In a letter to the editor of the New York Times on Thursday, Catalan and Sharp's families also called for an "independent international criminal investigation team to ... help ensure that those responsible face justice".
Congo's foreign minister, Leonard She Okitundu, rejected any such investigation in an interview with Radio France Internationale and accused unnamed U.N. Security Council members of trying to discredit the Congolese justice system.
"Congolese expertise in this matter must be respected," She Okitundu said.
The New York Times had reported on Sunday that Catalan had obtained a recording of a phone call in which ex-development minister Clement Kanku speaks approvingly of violence perpetrated by a local militia to a presumed militia member.
According to the Times, Catalan had informed Kanku she was in possession of the recording. Congo's attorney general said on Tuesday he had opened an investigation into the former minister's possible role in militia violence. Kanku has denied any wrongdoing.
Catalan and Sharp disappeared in March in central Congo's Kasai region, where hundreds have died since last July in an insurrection against the government.

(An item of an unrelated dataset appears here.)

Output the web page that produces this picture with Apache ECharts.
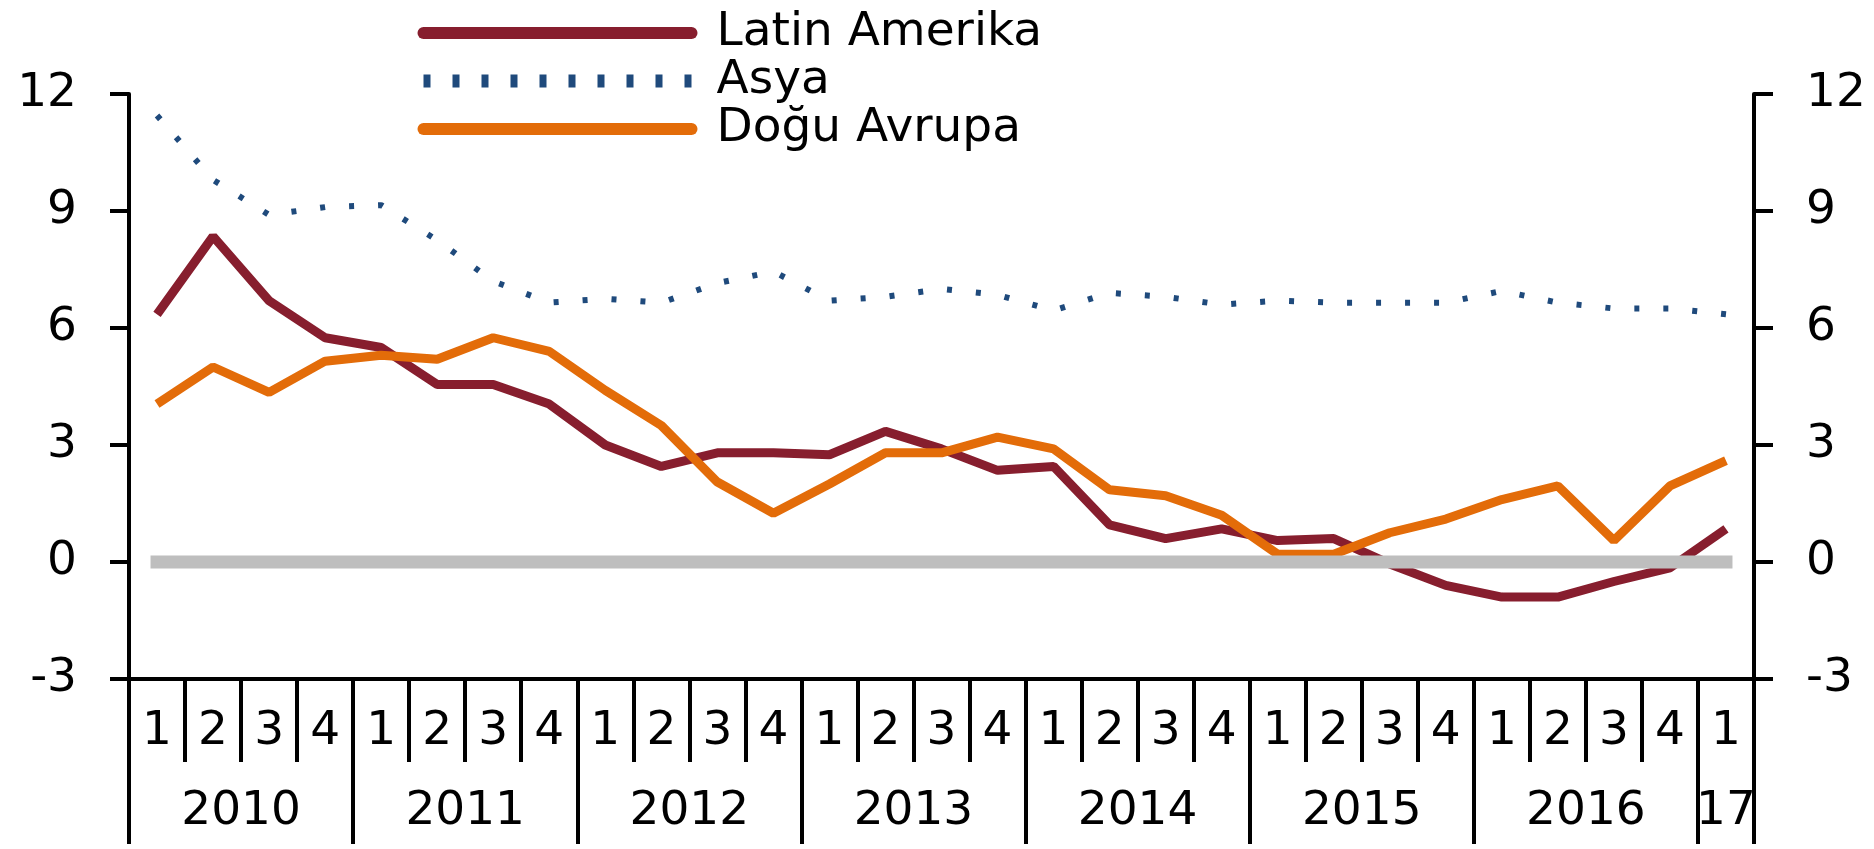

Their bodies were found two weeks later in a shallow grave.
Last month, the government screened a video for journalists showing their executions by men wearing red headbands characteristic of the local Kamuina Nsapu militia to rebuff suggestions authorities were complicit in the killings.
But many analysts say the grainy and highly edited video raises more questions than it answers, including why the assassins from the Tshiluba-speaking militia gave orders in Lingala, the language of western Congo and the army.
The investigators' interpreter and three motorcycle taxi drivers who went missing with them have not been found.